Katherine Ashenburg, who discusses hired mourning in her book, “The Mourner’s Dance: What We Do When People Die,” found the practice still alive amongst village elders in Calabria, in the Italian countryside. But that it will continue there seems doubtful.

“The younger generation thinks that it is all very old-world,” said Ashenburg. “They are not interested in it.”

Commercialized weeping still happens, mourners have just donned different garb, said Tom Lutz, who addresses the topic in his book, “Crying: The Natural and Cultural History of Tears.” To illustrate a modern-day example of hired mourning, he recounted a personal experience.

“My father was buried in Arlington Cemetery and we had a phalanx of guys who came and unrolled the flag and made noise with a 16-gun salute,” said Lutz.

Also, priests and others that lead funerals are, in a sense, hired mourners, he said.

“It was the priestly class that tried to get rid of the profession,” he noted. “They were just trying to corner the market.”

As far as hired mourners crying in the streets; those days are gone, he said.

“In the industrialized world there has been a steady attempt to control public emotion,” said Lutz.

But a 2005 Associated Press article mentions the practice occurring in a rural village outside the capital city of Taipei, Taiwan.

I called the Taipei Economic and Cultural Office, in New York City, to see if anyone could tell me more.

“I have no idea, it’s the first time I hear that,” said one woman.

“Wait, let me see,” she told me, and pulled away from the phone. She spoke rapidly in what I believed to be Mandarin Chinese. No one in the office knew anything about hired mourning. The woman then connected me to a man in Washington D.C. who she said might know something.

The man was extremely shy and spoke very poor English. He refused to reveal his name or where he worked.

“Bull fighting?” he questioned the first time I tried to explain what I was calling about.

The second time he got it.

“Oh yeah,” he said. “That is a folk tradition.

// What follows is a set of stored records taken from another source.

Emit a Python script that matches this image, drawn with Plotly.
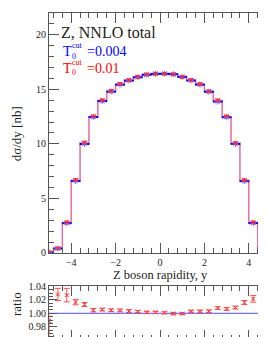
import plotly.graph_objects as go

# ---------------- data ----------------
y_centers = [-5.0, -4.6, -4.2, -3.8, -3.4, -3.0, -2.6, -2.2, -1.8, -1.4, -1.0, -0.6, -0.2,
             0.2, 0.6, 1.0, 1.4, 1.8, 2.2, 2.6, 3.0, 3.4, 3.8, 4.2, 4.6, 5.0]
xsec_tcut_0004 = [0.05, 0.41, 2.73, 6.59, 9.99, 12.46, 13.92, 14.79, 15.43, 15.80, 16.10, 16.34, 16.42,
                  16.43, 16.39, 16.15, 15.81, 15.43, 14.78, 13.88, 12.44, 10.00, 6.58, 2.74, 0.40, 0.05]
xsec_tcut_001 = [0.05, 0.42, 2.80, 6.70, 10.12, 12.52, 14.00, 14.86, 15.50, 15.85, 16.15, 16.36, 16.44,
                 16.44, 16.38, 16.14, 15.86, 15.48, 14.82, 13.99, 12.52, 10.08, 6.68, 2.80, 0.42, 0.05]
ratio = [0.9886, 1.028, 1.027, 1.0166, 1.013, 1.0045, 1.0055, 1.0045, 1.0042, 1.0033, 1.0025, 1.0015, 1.0014,
         1.0008, 0.9995, 0.9995, 1.003, 1.003, 1.003, 1.0078, 1.0065, 1.0085, 1.016, 1.0215, 1.031, 1.06]
ratio_err_up = [0.007, 0.009, 0.010, 0.004, 0.003, 0.0025, 0.002, 0.002, 0.002, 0.002, 0.0015, 0.0015, 0.0015,
                0.0015, 0.0015, 0.0015, 0.0015, 0.0015, 0.002, 0.002, 0.002, 0.002, 0.003, 0.005, 0.007, 0.01]
ratio_err_dn = [0.04, 0.009, 0.010, 0.004, 0.003, 0.0025, 0.002, 0.002, 0.002, 0.002, 0.0015, 0.0015, 0.0015,
                0.0015, 0.0015, 0.0015, 0.0015, 0.0015, 0.002, 0.002, 0.002, 0.002, 0.003, 0.005, 0.007, 0.032]
x_ticks = [-4, -2, 0, 2, 4]
y_ticks = [0, 5, 10, 15, 20]
ratio_ticks = [0.96, 0.98, 1.00, 1.02, 1.04]

FONT = "Liberation Serif"
W, H = 266, 337
L, R = 41, 3
AX = "#555555"

def px(p):
    return (p - L) / (W - L - R)

def py(p):
    return (H - p) / H

fig = go.Figure()

# main panel: step lines
fig.add_trace(go.Scatter(x=y_centers, y=xsec_tcut_0004, mode="lines", line_shape="hvh",
                         line=dict(color="rgba(110,90,255,0.6)", width=1), showlegend=False,
                         xaxis="x", yaxis="y"))
fig.add_trace(go.Scatter(x=y_centers, y=xsec_tcut_001, mode="lines", line_shape="hvh",
                         line=dict(color="rgba(255,80,110,0.65)", width=1.5), showlegend=False,
                         xaxis="x", yaxis="y"))
# blue markers
fig.add_trace(go.Scatter(x=y_centers, y=xsec_tcut_0004, mode="markers",
                         marker=dict(symbol="line-ew", size=7, line=dict(color="blue", width=2)),
                         showlegend=False, xaxis="x", yaxis="y"))
fig.add_trace(go.Scatter(x=y_centers, y=xsec_tcut_0004, mode="markers",
                         marker=dict(symbol="asterisk", size=5, line=dict(color="#7070ff", width=1)),
                         showlegend=False, xaxis="x", yaxis="y"))
# red markers
fig.add_trace(go.Scatter(x=y_centers, y=xsec_tcut_001, mode="markers",
                         marker=dict(symbol="x-thin", size=4, line=dict(color="#ff2020", width=1)),
                         error_y=dict(type="constant", value=0.12, color="#ff4040", thickness=1, width=2.5),
                         showlegend=False, xaxis="x", yaxis="y"))

# ratio panel
fig.add_trace(go.Scatter(x=[-5, 5], y=[1.0, 1.0], mode="lines",
                         line=dict(color="#5050ff", width=1), showlegend=False,
                         xaxis="x2", yaxis="y2"))
fig.add_trace(go.Scatter(x=y_centers, y=ratio, mode="markers",
                         marker=dict(symbol="x-thin", size=4, line=dict(color="#ff3030", width=1)),
                         error_y=dict(type="data", symmetric=False, array=ratio_err_up,
                                      arrayminus=ratio_err_dn, color="#ff5050", thickness=1, width=3),
                         showlegend=False, xaxis="x2", yaxis="y2"))

axis_common = dict(showline=True, linecolor=AX, linewidth=1, mirror="ticks", ticks="inside",
                   tickcolor=AX, showgrid=False, zeroline=False,
                   tickfont=dict(family=FONT, size=10, color="#222"))

fig.update_layout(
    width=W, height=H,
    margin=dict(l=L, r=R, t=0, b=0),
    paper_bgcolor="white", plot_bgcolor="white",
    xaxis=dict(range=[-5, 5], domain=[0, 1], anchor="y", tickvals=x_ticks,
               ticktext=["\u22124", "\u22122", "0", "2", "4"], ticklen=10,
               minor=dict(dtick=0.4, tick0=0, ticklen=5, ticks="inside", tickcolor=AX),
               **axis_common),
    yaxis=dict(range=[0, 22], domain=[py(247.3), 1], anchor="x", tickvals=y_ticks, ticklen=10,
               minor=dict(dtick=1, ticklen=5, ticks="inside", tickcolor=AX),
               **axis_common),
    xaxis2=dict(range=[-5, 5], domain=[0, 1], anchor="y2", matches="x", tickvals=x_ticks,
                showticklabels=False, ticklen=10,
                minor=dict(dtick=0.4, tick0=0, ticklen=5, ticks="inside", tickcolor=AX),
                **axis_common),
    yaxis2=dict(range=[0.9604, 1.041], domain=[0, py(281.0)], anchor="x2", tickvals=ratio_ticks,
                ticktext=["0.96", "0.98", "1.00", "1.02", "1.04"], ticklen=8,
                minor=dict(dtick=0.005, ticklen=4, ticks="inside", tickcolor=AX),
                **axis_common),
)

ann = []
def text(x, y, s, size, color="#222", xanchor="left", angle=0):
    ann.append(dict(x=px(x), y=py(y), xref="paper", yref="paper", text=s, showarrow=False,
                    xanchor=xanchor, yanchor="middle", textangle=angle, borderpad=0,
                    font=dict(family=FONT, size=size, color=color)))

text(52, 20, "Z, NNLO total", 16)
for yy, val, col in [(40, "=0.004", "blue"), (57, "=0.01", "red")]:
    text(53.5, yy, "T", 14, col)
    text(63, yy + 4.5, "0", 8, col)
    text(63, yy - 6, "cut", 8, col)
    text(78, yy, val, 14, col)

text(152.5, 270.5, "Z boson rapidity, y", 12.5, xanchor="center")
text(8, 125, "d\u03c3/dy [nb]", 13, xanchor="center", angle=-90)
text(8, 300, "ratio", 13, xanchor="center", angle=-90)

fig.update_layout(annotations=ann)
fig.write_html("out.html")
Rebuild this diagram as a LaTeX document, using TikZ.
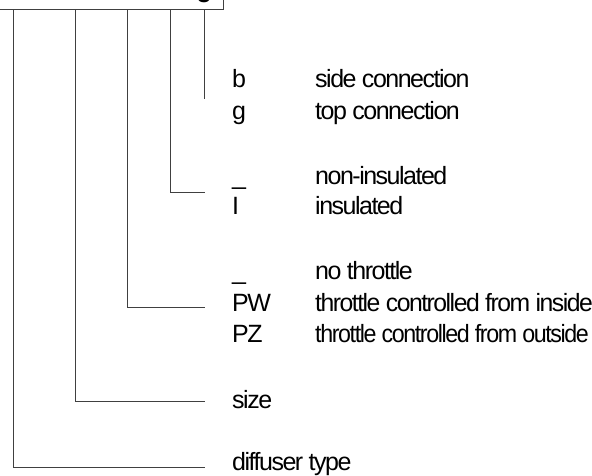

That’s a little strange, that’s not very usual thing. Maybe once in awhile in the countryside, but I really don’t have much information about it.”

I asked him why hired mourning no longer occurred.

“Now, all Taiwanese westernized,” he said. “A lot of things change. Taiwan change so quickly.”

I asked if he had ever been present at a funeral with hired mourners. He had, about 25 years ago.

“For my father’s funeral my sister hired mourners, only to show our respect to our father. I was surprised that my sister would hire this group of ladies. They pretend they are the daughters, and they dress in white, like the daughters. I never saw that thing happen again.”